The songs’ mix of gypsy jazz and old-timely folk music goes down easy, but it’s Jewell’s clever writing – particularly her
final verse, where she references President Trump’s comments about grabbing women’s genitals – that delivers the
knockout blow, adding substance to a song that’s also rich on old-world style.”
– Rolling Stone Country

“At the core of Jewell’s eighth studio album is a set of self-penned cosmic-country songs on which the singer addresses
both the personal and the political, her smoky voice and back in band in killer form throughout.”
– MOJO

“This remains yet another diverse, refined and intermittently provocative release from an experienced singer-songwriter
who consistently provides the Americana goods with cleverness, class and style.”
– American Songwriter

“…what makes them so effective is how they’re surrounded by songs of empathy, sensuality, and humor, songs that help
convey a full range of human feeling; pleasure sits alongside protest, which is perhaps as sensible a way to live in 2019
as anything else.”
– All Music Guide

Hailed by American Songwriter as “one of America’s most intriguing, creative, and idiosyncratic voices,” Eilen Jewell rises from the ashes on her captivating new album, Get Behind The Wheel, picking up the pieces of her shattered world and finding new purpose and meaning after watching her marriage, her band, and what felt like her entire career fall apart in a series of spectacular, heartbreaking implosions. Co-produced by multi-instrumental wizard Will Kimbrough (Todd Snider, Hayes Carll), the collection pushes the acclaimed singer and songwriter’s trademark blend of vintage roots-noir into more psychedelic territory, with spacious, cinematic arrangements complementing her revelatory explorations of grief, loss, resilience, and redemption.

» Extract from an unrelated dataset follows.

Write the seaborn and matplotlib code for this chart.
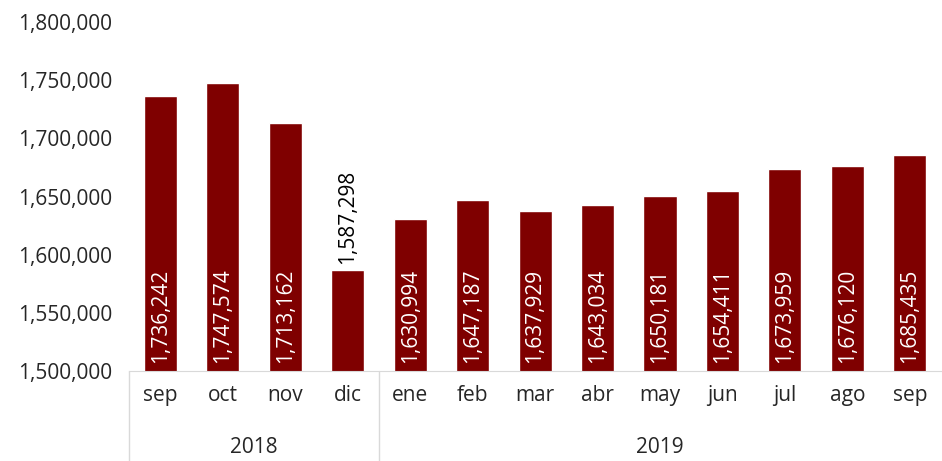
import matplotlib
matplotlib.use("Agg")
import matplotlib.pyplot as plt
import matplotlib.transforms as mtransforms
import seaborn as sns
import pandas as pd

# Datos
meses = ["sep", "oct", "nov", "dic", "ene", "feb", "mar", "abr", "may", "jun", "jul", "ago", "sep"]
anios = ["2018", "2018", "2018", "2018", "2019", "2019", "2019", "2019", "2019", "2019", "2019", "2019", "2019"]
valores = [1736242, 1747574, 1713162, 1587298, 1630994, 1647187, 1637929,
           1643034, 1650181, 1654411, 1673959, 1676120, 1685435]
y_ticks = [1500000, 1550000, 1600000, 1650000, 1700000, 1750000, 1800000]

sns.set_style("white")
plt.rcParams['font.family'] = ['Open Sans', 'DejaVu Sans']
fs = 15

df = pd.DataFrame({"pos": range(len(meses)), "valor": valores})

fig = plt.figure(figsize=(9.42, 4.61), dpi=100)
ax = fig.add_axes([0.137, 0.195, 0.862, 0.757])

sns.barplot(data=df, x="pos", y="valor", color="#7f0000", saturation=1,
            width=0.53, ax=ax)

ax.set_ylim(y_ticks[0], y_ticks[-1])
ax.set_yticks(y_ticks)
ax.set_yticklabels([f"{v:,}" for v in y_ticks], fontsize=fs)
ax.set_xticks(range(len(meses)))
ax.set_xticklabels(meses, fontsize=fs)
ax.tick_params(axis="x", length=0, pad=10)
ax.tick_params(axis="y", length=0, pad=12)
ax.set_xlim(-0.5, len(meses) - 0.5)
ax.set_xlabel("")
ax.set_ylabel("")

for s in ["top", "right", "left"]:
    ax.spines[s].set_visible(False)
ax.spines["bottom"].set_color("#d9d9d9")

# Etiquetas de datos
for i, v in enumerate(valores):
    txt = f"{v:,}"
    if v - y_ticks[0] < 110000:
        ax.text(i, v + 5000, txt, rotation=90, ha="center", va="bottom",
                fontsize=fs, color="black")
    else:
        ax.text(i, y_ticks[0] + 7000, txt, rotation=90, ha="center", va="bottom",
                fontsize=fs, color="white")

# Eje de dos niveles (meses / años)
trans = mtransforms.blended_transform_factory(ax.transData, ax.transAxes)
grupos = []
for i, a in enumerate(anios):
    if not grupos or grupos[-1][0] != a:
        grupos.append([a, i, i])
    else:
        grupos[-1][2] = i
for a, ini, fin in grupos:
    ax.text((ini + fin) / 2, -0.218, a, transform=trans, ha="center", va="center",
            fontsize=fs)
    ax.plot([ini - 0.5, ini - 0.5], [0, -0.26], transform=trans, color="#d9d9d9",
            lw=1, clip_on=False)

fig.savefig("out.png", dpi=100)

An Idaho native, Jewell built her career the old fashioned way, touring relentlessly with the kind of undeniable live show that converts the uninitiated into instant acolytes. Over the course of nine albums, she’s crisscrossed the globe countless times and shared bills with the likes of Lucinda Williams, Loretta Lynn, Mavis Staples, Wanda Jackson, George Jones, and Emmylou Harris. Rolling Stone lauded Jewell’s “clever writing,” while NPR declared that she has a “sweet and clear voice with a killer instinct lurking beneath the shiny surface,” and The Washington Post mused that “if Neko Case, Madeleine Peyroux and Billie Holiday had a baby girl who grew up to front a rockabilly band, she’d probably sound a lot like Eilen Jewell.”